PRESIDING JUSTICE COOK, concurring in part and dissenting in part:
I agree with the majority's conclusion this contract violates the Indemnification Act. (740 ILCS 35/1 (West 1992) (every provision in a construction contract "to indemnify or hold harmless another person from that person's own negligence is void as against public policy").) Any attempt by ADM to contract away its own negligence in a construction setting is void, even if that negligence is comparatively minimal, and even if the other contracting party is itself negligent. The majority indicates the parties could agree, however, to contribution--that each be responsible for its own acts and omissions. Herington asked whether parties could contract for their own form of contribution, separate from the Joint Tortfeasor Contribution Act (Contribution Act) (740 ILCS 100/0.01 et seq. (West 1992)), and concluded they could not--that such a contract would violate the public policy of Illinois. "Our Contribution Act was carefully crafted by the legislature as a codification of the [ Skinner v. Reed-Prentice Division Package Machinery Co. (1977), 70 Ill. 2d 1, 374 N.E.2d 437, 15 Ill. Dec. 829,] decision." ( Herington, 266 Ill. App. 3d at 494, 639 N.E.2d at 911.) I agree with Herington on that issue. Herington went on to conclude that the supreme court's decision in Kotecki could be contracted away. I disagree with Herington on that issue.

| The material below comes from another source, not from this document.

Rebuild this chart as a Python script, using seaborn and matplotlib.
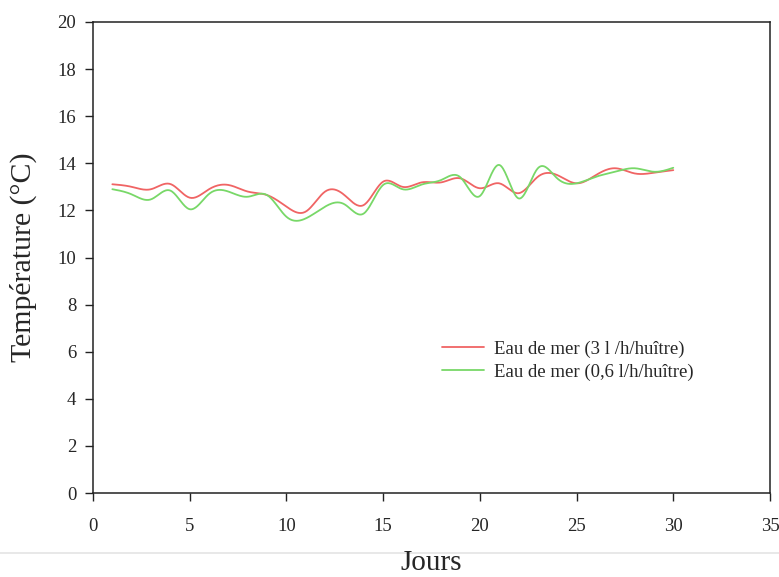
import numpy as np
import pandas as pd
import matplotlib
matplotlib.use("Agg")
import matplotlib.pyplot as plt
import seaborn as sns
from matplotlib.lines import Line2D

# ---- data ----
jours = list(range(1, 31))
eau_3 = [13.11, 13.00, 12.90, 13.12, 12.54, 12.90, 13.08, 12.80, 12.65, 12.16,
         11.95, 12.80, 12.65, 12.23, 13.22, 13.00, 13.19, 13.19, 13.36, 12.94,
         13.15, 12.73, 13.43, 13.50, 13.15, 13.50, 13.79, 13.57, 13.60, 13.71]
eau_06 = [12.90, 12.68, 12.47, 12.84, 12.05, 12.70, 12.80, 12.58, 12.65, 11.73,
          11.66, 12.16, 12.26, 11.87, 13.08, 12.90, 13.10, 13.29, 13.40, 12.61,
          13.93, 12.51, 13.79, 13.36, 13.15, 13.43, 13.64, 13.79, 13.64, 13.81]
labels = ["Eau de mer (3 l /h/huître)", "Eau de mer (0,6 l/h/huître)"]
colors = ["#f06464", "#78d868"]
x_ticks = [0, 5, 10, 15, 20, 25, 30, 35]
y_ticks = [0, 2, 4, 6, 8, 10, 12, 14, 16, 18, 20]


def natural_spline(x, y, n=20):
    x = np.asarray(x, float)
    y = np.asarray(y, float)
    m = len(x)
    h = np.diff(x)
    A = np.zeros((m, m))
    b = np.zeros(m)
    A[0, 0] = A[-1, -1] = 1
    for i in range(1, m - 1):
        A[i, i - 1] = h[i - 1]
        A[i, i] = 2 * (h[i - 1] + h[i])
        A[i, i + 1] = h[i]
        b[i] = 3 * ((y[i + 1] - y[i]) / h[i] - (y[i] - y[i - 1]) / h[i - 1])
    c = np.linalg.solve(A, b)
    xs, ys = [], []
    for i in range(m - 1):
        t = np.linspace(0, h[i], n, endpoint=False)
        bi = (y[i + 1] - y[i]) / h[i] - h[i] * (2 * c[i] + c[i + 1]) / 3
        di = (c[i + 1] - c[i]) / (3 * h[i])
        xs.append(x[i] + t)
        ys.append(y[i] + bi * t + c[i] * t ** 2 + di * t ** 3)
    xs.append([x[-1]])
    ys.append([y[-1]])
    return np.concatenate(xs), np.concatenate(ys)


frames = []
for lab, vals in zip(labels, [eau_3, eau_06]):
    xs, ys = natural_spline(jours, vals)
    frames.append(pd.DataFrame({"Jours": xs, "T": ys, "serie": lab}))
df = pd.concat(frames, ignore_index=True)

sns.set_style("white")
plt.rcParams["font.family"] = ["Liberation Serif", "DejaVu Serif"]

fig = plt.figure(figsize=(7.79, 5.77), dpi=100)
ax = fig.add_axes([93 / 779, 1 - 493 / 577, (770 - 93) / 779, (493 - 22) / 577])

sns.lineplot(data=df, x="Jours", y="T", hue="serie", palette=colors,
             hue_order=labels, linewidth=1.3, ax=ax, sort=False)

ax.set_xlim(0, 35)
ax.set_ylim(0, 20)
ax.set_xticks(x_ticks)
ax.set_yticks(y_ticks)
ax.tick_params(axis="both", labelsize=13.5, direction="out", length=6,
               width=1, color="#222222", left=True, bottom=True)
ax.tick_params(axis="y", pad=6)
ax.tick_params(axis="x", pad=12)
for s in ax.spines.values():
    s.set_color("#222222")
    s.set_linewidth(1.1)

ax.set_xlabel("")
ax.set_ylabel("")
fig.text(23 / 779, 1 - 257 / 577, "Température (°C)", fontsize=21.5,
         rotation=90, ha="center", va="center")
fig.text(431 / 779, 1 - 570 / 577, "Jours", fontsize=21, ha="center", va="baseline")

# faint scan line
fig.add_artist(Line2D([0, 1], [1 - 553 / 577, 1 - 553 / 577], color="#e4e4e4",
                      linewidth=1.2, transform=fig.transFigure))

handles, labs = ax.get_legend_handles_labels()
ax.legend(handles, labs, loc="center left",
          bbox_to_anchor=(442 / 779, 1 - 360.5 / 577),
          bbox_transform=fig.transFigure, frameon=False, fontsize=13.5,
          borderpad=0, borderaxespad=0, handlelength=2.25, handletextpad=0.5,
          labelspacing=0.3)

fig.savefig("out.png", dpi=100)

Parties are not free to enter into contracts which violate public policy. It is the policy of the Workers' Compensation Act that "The compensation herein provided *** shall be the measure of the responsibility of any employer." (820 ILCS 305/11 (West 1994).) In 1967, the supreme court determined that policy must yield to the right of a third-party plaintiff, who was only passively negligent, to seek implied indemnity against an employer who was actively negligent. ( Miller v. DeWitt (1967), 37 Ill. 2d 273, 288-89, 226 N.E.2d 630, 640.) The court, however, has taken a different view now that Illinois law has been changed to allow contribution among joint tortfeasors. A third-party plaintiff is now allowed to bring an action against the employer for contribution, but the amount of that contribution is limited to the employer's workers' compensation liability. ( Kotecki, 146 Ill. 2d at 164, 585 N.E.2d at 1027.) The Kotecki court noted there was a conflict between the Contribution Act (Ill. Rev. Stat. 1989, ch. 70, par. 301 et seq.) and the Workers' Compensation Act, and that its solution was the one "'we consider most consistent with fairness and the various statutory schemes before us.'" Kotecki, 146 Ill. 2d at 165, 585 N.E.2d at 1028, quoting Lambertson v. Cincinnati Corp. (1977), 312 Minn. 114, 130, 257 N.W.2d 679, 689.

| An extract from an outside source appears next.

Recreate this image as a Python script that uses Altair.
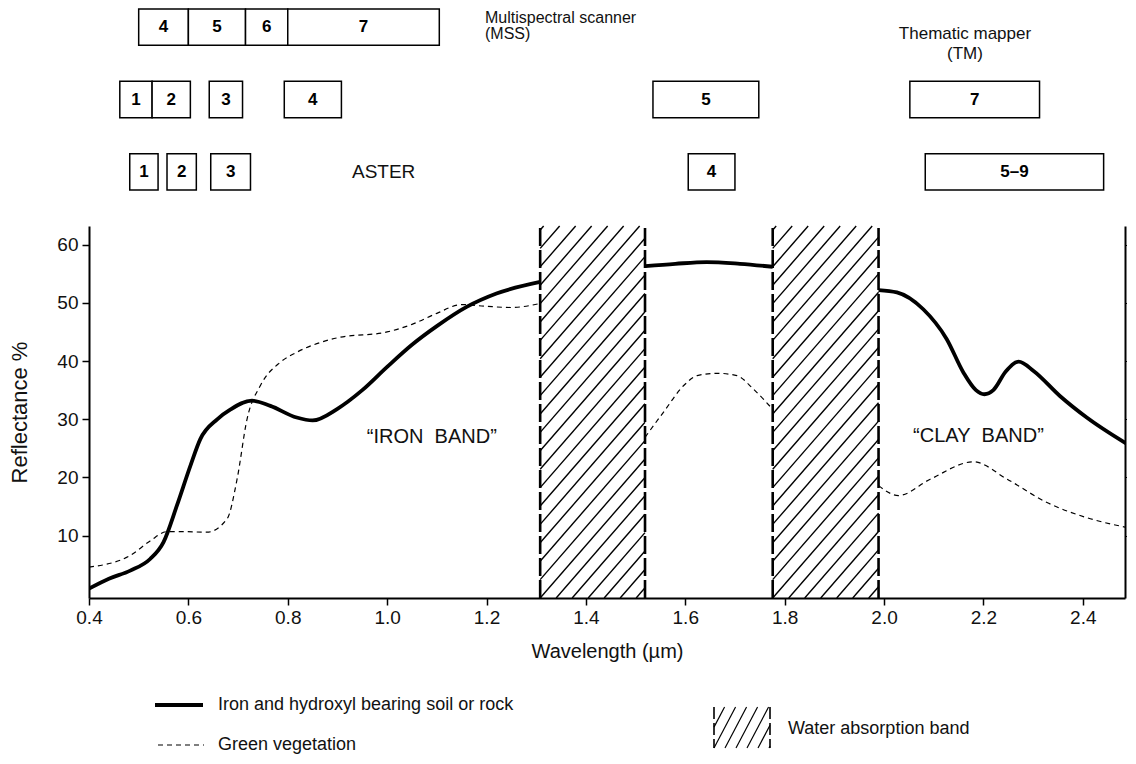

Kotecki is as much a part of the Contribution Act and the Workers' Compensation Act as is the statutory language. A third party with bargaining power, such as ADM, may not demand that an employer, such as All Tri-R, contract for a nonstatutory form of contribution or of workers' compensation. Such a construction would contravene the public policy of Illinois. (See Herington, 266 Ill. App. 3d at 494, 639 N.E.2d at 911.) Herington argues, however, that employers generally have a legal obligation to pay contribution, and "Kotecki merely limited this obligation to the amount of the worker's compensation liability." ( Herington, 266 Ill. App. 3d at 496, 639 N.E.2d at 912.) Even if I agreed that supreme court decisions which merely limit statutory obligations could be contracted away, I would disagree there is any obligation on the part of an employer to pay contribution, separate from Kotecki. It was not automatic, after Illinois allowed third-party active-passive indemnity actions against employers, that it would allow contribution actions. Contribution actions are a more serious infringement on the exclusive remedy statutory policy than are active-passive indemnity actions. It is not correct that Skinner and Doyle first allowed full contribution, and Kotecki then limited the amount of that contribution. The supreme court's decisions in this area must be read as a whole. There is no supreme court decision which allows unlimited contribution. Kotecki, 146 Ill. 2d at 162, 585 N.E.2d at 1026 (question of limit on employer's liability not answered in Doyle).
The argument made in Herington, that employers may choose not to raise the defense of the Workers' Compensation Act in a negligence action, and therefore may choose to contract away their rights under the Act, is unpersuasive. There is a difference between settling a loss after it has occurred, or failing to contest a claim, and requiring a party to give up his rights in advance. The majority cites Board of Education for the proposition that employers may contract to supplement employee benefits under the Act. It is true that employers often provide health insurance and other benefits to employees in addition to the benefits to which the employees are entitled under the Act. The Act provides for a credit in that situation, to avoid double recovery. (See 820 ILCS 305/8(j) (West 1994).) The employer in Board of Education v. Chicago Teachers Union, Local No. 1 (1981), 86 Ill. 2d 469, 476, 427 N.E.2d 1199, 1201-02, 56 Ill. Dec. 653, did not assert its right to those credits, and accordingly waived its right to them. See also Board of Education, 86 Ill. 2d at 479, 427 N.E.2d at 1203 (Underwood, J., specially concurring).
The only contribution we have in Illinois is limited to an employer's workers' compensation liability. Parties are not free to create their own Contribution Act or their own Workers' Compensation Act. I would answer both certified questions in the negative.